Re: [RFC][PATCH 5/5] sched/core: Add debug code to catch missing update_rq_clock()

From: Matt Fleming
Date: Tue May 17 2016 - 08:24:23 EST


On Tue, 17 May, at 04:11:09AM, Yuyang Du wrote:
> On Mon, May 16, 2016 at 10:46:38AM +0100, Matt Fleming wrote:
> >
> > No because if someone calls rq_clock() immediately after __schedule(),
> > or even immediately after we clear RQCF_ACT_SKIP in __schedule(), we
> > should trigger a warning since the clock has not actually been
> > updated.
>
> Well, I don't know how concurrent it can be, but aren't both update
> and read synchronized by rq->lock? So I don't understand the latter
> case, and the former should be addressed (missing its own update?).

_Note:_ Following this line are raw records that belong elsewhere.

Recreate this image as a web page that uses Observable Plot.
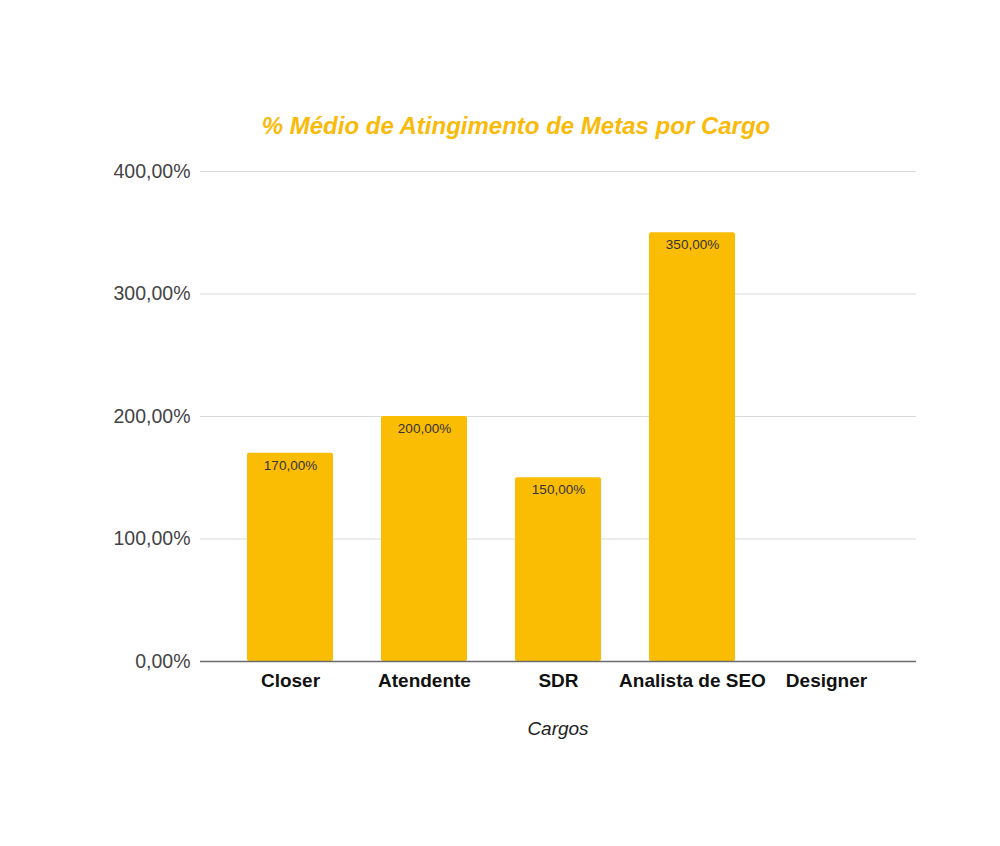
<!DOCTYPE html>
<html>
<head>
<meta charset="utf-8">
<script src="https://cdn.jsdelivr.net/npm/d3@7"></script>
<script src="https://cdn.jsdelivr.net/npm/@observablehq/plot@0.6"></script>
<style>
  html, body { margin: 0; padding: 0; background: #fff; }
  #wrap { position: relative; width: 1000px; height: 846px; font-family: "Liberation Sans", Arial, sans-serif; }
  #title { position: absolute; top: 112px; left: 200px; width: 632px; text-align: center;
           font-size: 24px; font-weight: bold; font-style: italic; color: #F9BA0A; }
  #xlabel { position: absolute; top: 718px; left: 200px; width: 716px; text-align: center;
            font-size: 19px; font-style: italic; color: #222; }
  #chart { position: absolute; top: 0; left: 0; }
</style>
</head>
<body>
<div id="wrap">
  <div id="chart"></div>
  <div id="title">% Médio de Atingimento de Metas por Cargo</div>
  <div id="xlabel">Cargos</div>
</div>
<script>
const cargos = ["Closer", "Atendente", "SDR", "Analista de SEO", "Designer"];
const valores = [170, 200, 150, 350, null];
const yTicks = [0, 100, 200, 300, 400];

const data = cargos.map((c, i) => ({cargo: c, valor: valores[i]}));
const fmt = v => v.toFixed(2).replace(".", ",") + "%";

const chart = Plot.plot({
  width: 1000,
  height: 846,
  marginTop: 171,
  marginBottom: 185,
  marginLeft: 200,
  marginRight: 84,
  style: {fontFamily: "'Liberation Sans', Arial, sans-serif", background: "transparent"},
  x: {domain: cargos, paddingInner: 0.358, paddingOuter: 0.35, label: null},
  y: {domain: [0, 400], ticks: yTicks, label: null},
  marks: [
    Plot.gridY(yTicks, {stroke: "#d9d9d9", strokeOpacity: 1, strokeWidth: 1.2}),
    Plot.barY(data.filter(d => d.valor != null), {x: "cargo", y: "valor", fill: "#FBBC04", rx: 2}),
    Plot.text(data.filter(d => d.valor != null), {x: "cargo", y: "valor", text: d => fmt(d.valor),
      lineAnchor: "top", dy: 7, fontSize: 13.5, fill: "#333"}),
    Plot.ruleY([0], {stroke: "#6b6b6b", strokeWidth: 1.6}),
    Plot.axisY(yTicks, {tickSize: 0, tickPadding: 10, tickFormat: fmt, fontSize: 19.5, color: "#444", label: null}),
    Plot.axisX({tickSize: 0, tickPadding: 12, fontSize: 19, fontWeight: "bold", color: "#111", label: null})
  ]
});
document.getElementById("chart").appendChild(chart);
</script>
</body>
</html>
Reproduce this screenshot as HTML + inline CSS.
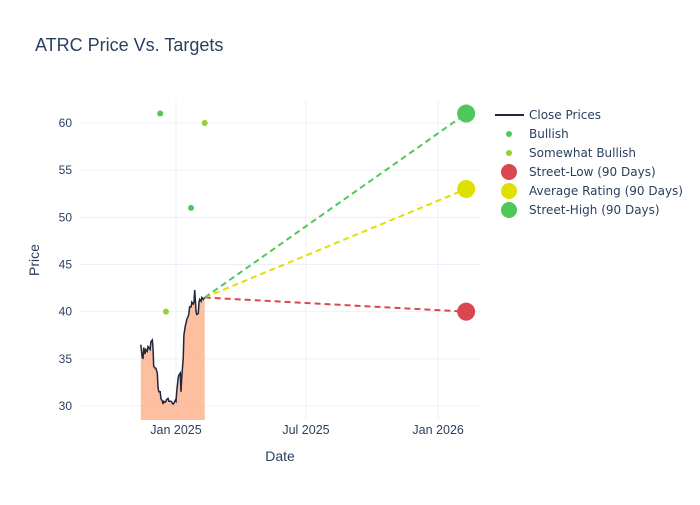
<!DOCTYPE html>
<html><head><meta charset="utf-8"><style>
body{margin:0;background:#fff;font-family:"Liberation Sans",sans-serif}
</style></head><body>
<svg id="c" width="700" height="500" xmlns="http://www.w3.org/2000/svg" font-family="Liberation Sans, sans-serif"></svg>
<script>
const priceDays=[-49,-47,-46,-45,-43,-42,-40,-39,-38,-36,-35,-33,-32,-31,-29,-28,-26,-25,-24,-22,-21,-19,-18,-17,-15,-14,-13,-11,-10,-8,-7,-6,-4,-3,-1,0,1,3,4,6,7,8,10,11,13,14,15,17,18,19,21,22,24,25,26,28,29,31,32,33,35,36,38,40];
const prices=[36.5,35.2,35,36.2,35.5,36,35.8,36.3,36.2,36,36.8,37,36.2,34.2,34,34,33.5,32,31.5,31.5,30.8,30.5,30.2,30.5,30.4,30.5,30.7,30.8,30.5,30.5,30.5,30.4,30.2,30.3,30.6,30.5,31.5,33,33.3,33.5,31.5,33,35,37.5,38.5,38.8,39.2,39.5,39.8,40.5,40.5,41,40.8,41,42.3,40,39.7,39.8,41,41.3,41.1,41.5,41.3,41.5];
const bullishDays=[-22,21];
const bullishVals=[61,51];
const sbDays=[-14,40];
const sbVals=[40,60];
const targetNames=["Street-Low (90 Days)","Average Rating (90 Days)","Street-High (90 Days)"];
const targetVals=[40,53,61];
const targetColors=["#d9484f","#e0e000","#50c75a"];
const targetDay=404;
const xTickDays=[0,181,365];
const xTickLabels=["Jan 2025","Jul 2025","Jan 2026"];
const yTicks=[30,35,40,45,50,55,60];

const svg=document.getElementById('c');
const NS="http://www.w3.org/2000/svg";
const L=80,R=480,T=100,B=420;
const x=d=>176+d*0.7182;
const y=v=>406-(v-30)*9.434;
function el(t,a,p){const e=document.createElementNS(NS,t);for(const k in a)e.setAttribute(k,a[k]);(p||svg).appendChild(e);return e;}

let t=el('text',{x:35,y:51,'font-size':18,fill:'#2a3f5f'});t.textContent="ATRC Price Vs. Targets";



yTicks.forEach(v=>{
 const g=el('line',{x1:L,x2:R,y1:y(v),y2:y(v),stroke:'#ebf0f8'});
 
 
 const l=el('text',{x:L-8,y:y(v)+4,'font-size':12,fill:'#2a3f5f','text-anchor':'end'});l.textContent=v;
 
 
});
xTickDays.forEach((d,i)=>{
 const g=el('line',{x1:x(d),x2:x(d),y1:T,y2:B,stroke:'#ebf0f8'});
 
 
 const l=el('text',{x:x(d),y:B+14,'font-size':12.5,fill:'#2a3f5f','text-anchor':'middle'});l.textContent=xTickLabels[i];
 
 
});
t=el('text',{x:280,y:461,'font-size':14,fill:'#2a3f5f','text-anchor':'middle'});t.textContent="Date";


t=el('text',{x:39,y:260,'font-size':14,fill:'#2a3f5f','text-anchor':'middle',transform:'rotate(-90 39 260)'});t.textContent="Price";



let pts=priceDays.map((d,i)=>x(d).toFixed(1)+","+y(prices[i]).toFixed(1));
let a=el('polygon',{points:x(priceDays[0])+","+B+" "+pts.join(" ")+" "+x(priceDays[priceDays.length-1])+","+B,fill:'#fdb48e','fill-opacity':0.85});


let ln=el('polyline',{points:pts.join(" "),fill:'none',stroke:'#1f2640','stroke-width':1.5});



const lastD=priceDays[priceDays.length-1],lastV=prices[prices.length-1];
targetVals.forEach((v,i)=>{
 const d=el('line',{x1:x(lastD),y1:y(lastV),x2:x(targetDay),y2:y(v),stroke:targetColors[i],'stroke-width':2,'stroke-dasharray':'6,4'});
 
 
 const c=el('circle',{cx:x(targetDay),cy:y(v),r:9,fill:targetColors[i]});
 
 
});
bullishDays.forEach((d,i)=>{
 const c=el('circle',{cx:x(d),cy:y(bullishVals[i]),r:3,fill:'#50c75a'});
 
 
});
sbDays.forEach((d,i)=>{
 const c=el('circle',{cx:x(d),cy:y(sbVals[i]),r:3,fill:'#93d12e'});
 
 
});

const legend=[["line","#1f2640","Close Prices"],["s","#50c75a","Bullish"],["s","#93d12e","Somewhat Bullish"],["b",targetColors[0],targetNames[0]],["b",targetColors[1],targetNames[1]],["b",targetColors[2],targetNames[2]]];
legend.forEach((e,i)=>{
 const yy=115+i*19;
 if(e[0]=="line"){const m=el('line',{x1:495,x2:524,y1:yy,y2:yy,stroke:e[1],'stroke-width':2});}
 else{const m=el('circle',{cx:509,cy:yy,r:e[0]=="s"?3:8,fill:e[1]});}
 const l=el('text',{x:529,y:yy+4,'font-size':12,fill:'#2a3f5f','font-family':'DejaVu Sans, sans-serif'});l.textContent=e[2];
 
 
});
</script>
</body></html>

I'm not talking about concurrency; when I said "someone" above, I was
referring to code.

So, if the code looks like the following, either now or in the future,

static void __schedule(bool preempt)
{
...
/* Clear RQCF_ACT_SKIP */
rq->clock_update_flags = 0;
...
delta = rq_clock();
}

I would expect to see a warning triggered, because we've read the rq
clock outside of the code area where we know it's safe to do so
without a clock update.

The solution for that bug may be as simple as rearranging the code,

delta = rq_clock();
...
rq->clock_update_flags = 0;

but we definitely want to catch such bugs in the first instance.